After a week of more huff, puff and bluster from both camps, the hope is this will be a game remembered for sheer excellence, passion, blood, sweat and beers rather than anything ill-tempered. That was the initial takeaway from Saturday’s first Test but then came talk of Conor Murray being illegally targeted, which led to a retort from Steve Hansen that Warren Gatland was being “desperate”. The sparring partners are friends despite their little digs at one another.
After a frosty start to the week where both coaches took shots at each other, the pressure is on the Lions to let their actions do the talking in order to keep this three-Test series alive.
Former All Blacks and British & Irish Lions coach Graham Henry talks about life after winning the 2011 Rugby World Cup.
The British & Irish Lions face a gruelling 10-game tour of New Zealand, including three Tests against the All Blacks. ESPN will be there with full, up-to-date coverage every step of the way.
Then came Gatland being dressed up as a clown by the local press — how unoriginal, they could have at least made him a philosophical clown given how mellow the Lions coach has been this week — and then widespread condemnation of the jesterfication. There were further suggestions of Lions ill-discipline with shoulder charges and testicle-grabbing also briefly raised this week.
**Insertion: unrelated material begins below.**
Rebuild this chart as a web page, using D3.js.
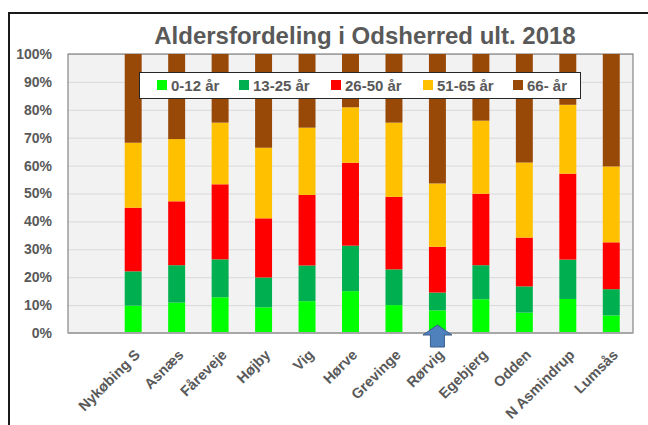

Both coaches grounded the game back in reality in their midweek press conferences, talking of their wish to meet for beers after the third Test, where they can exchange notes over their mutual love of horse racing. Although, there are two full-blooded matches to get through first.
The lie of the land may not be completely settled; there is a feeling the teams will come to boiling point one way or another on Saturday. Gatland has spent the week telling his team they lost the physical battle in the first Test, and came second in the collisions. Pride wounded, and response demanded. The players won’t want to be associated with passiveness; they will want to propel their Anglo-Celtic brutality on the wall of black on Saturday.
The All Blacks are the masters of saying a lot, but also very little to the press. The lighter moments are usually when they interact with each other on the top table — Anton Lienert-Brown picked a bogey off Israel Dagg’s face on Thursday, how very personal — while Hansen is the puppeteer above it, mixing rugby nous with a quiet appreciation of the sport as a whole.
It’s the sport which sometimes gets lost when teams are put into the ‘brand’ category, when outside forces start to gnaw away at common sense. Gatland alluded to that this week with his handling of the ‘geography six’, and the condemnation of him devaluing the jersey which led to them being stapled to the Lions’ bench and only used when the glass was smashed and the emergency button pressed.
But there were wise words from Hansen earlier in the week. The All Blacks are built on improving the jersey for the next generation, and his take on the minutiae of it all helped quash hysteria. “Our game is way more important than all of us, and if we can produce a game that has ebbs and flows in it, we get more people excited about watching it and people involved in it, and the game stays alive,” Hansen said.
Yet, while there is a lovely innocence of what the All Blacks coach is getting at, the Lions are a results-based entity, and a 3-0 defeat would put them into the endangered category.
Jonathan Sexton, left, has been picked to start for the Lions in Saturday’s second Test. Phil Walter/Getty Images
Sam Warburton assessed their future earlier this week, launching an impassioned plea to safeguard their future but there are bigger forces at work. A whitewash, and a comfortable one at that, means the 2019 realignment of the global calendar saddles the middle of the four-year cycle between this tour and when the Lions head to South Africa in 2021.
Professional rugby has limited room for sentiment, especially as the club game continues to gallop off into the sunset surrounded by self-interest, but a 3-0 defeat means the grim reaper of rugby’s anachronisms will hover over the tourists.
A win, however, and suddenly all is red and rosy. The Lions will battle on to Auckland, teeing up a series decider. How wonderful that would be.
Rugby got a little lost this week. But seeing the tens of thousands of slightly bleary-eyed, brunch-seeking Lions fans in Wellington grounds the whole series. They still believe; the Lions do too. On the field there will be subplots aplenty. The Lions have unleashed their dual playmaker system for the first time and the reintroduction of Maro Itoje and Warburton to the pack suggests they will aim to battle up front, in the air and on the flanks.
The All Blacks have made two changes, but such is their ridiculously varied arsenal, two players can leave and a pair of equally gifted athletes step into their jerseys. The inclusion of Ngani Laumape on the bench is also mouth-watering.
So here’s hoping that for two hours on Saturday, and for the next week afterwards, there will be no incidents to talk through, little digs here and there, and instead the Lions breathe the fire of their very existence, a guttural proclamation of their standing in the modern game. And for the All Blacks, that they continue to drive standards through reinventing even the simplest of age-old rugby tactics.
There’s always a winner — Hansen said earlier “losing is not a great idea, and it comes with a lot of pain, so you don’t want to do it” — but after the brilliance of the first Test, the rugby deities have to deliver another thriller. In the grand scheme of things, this match means a huge amount.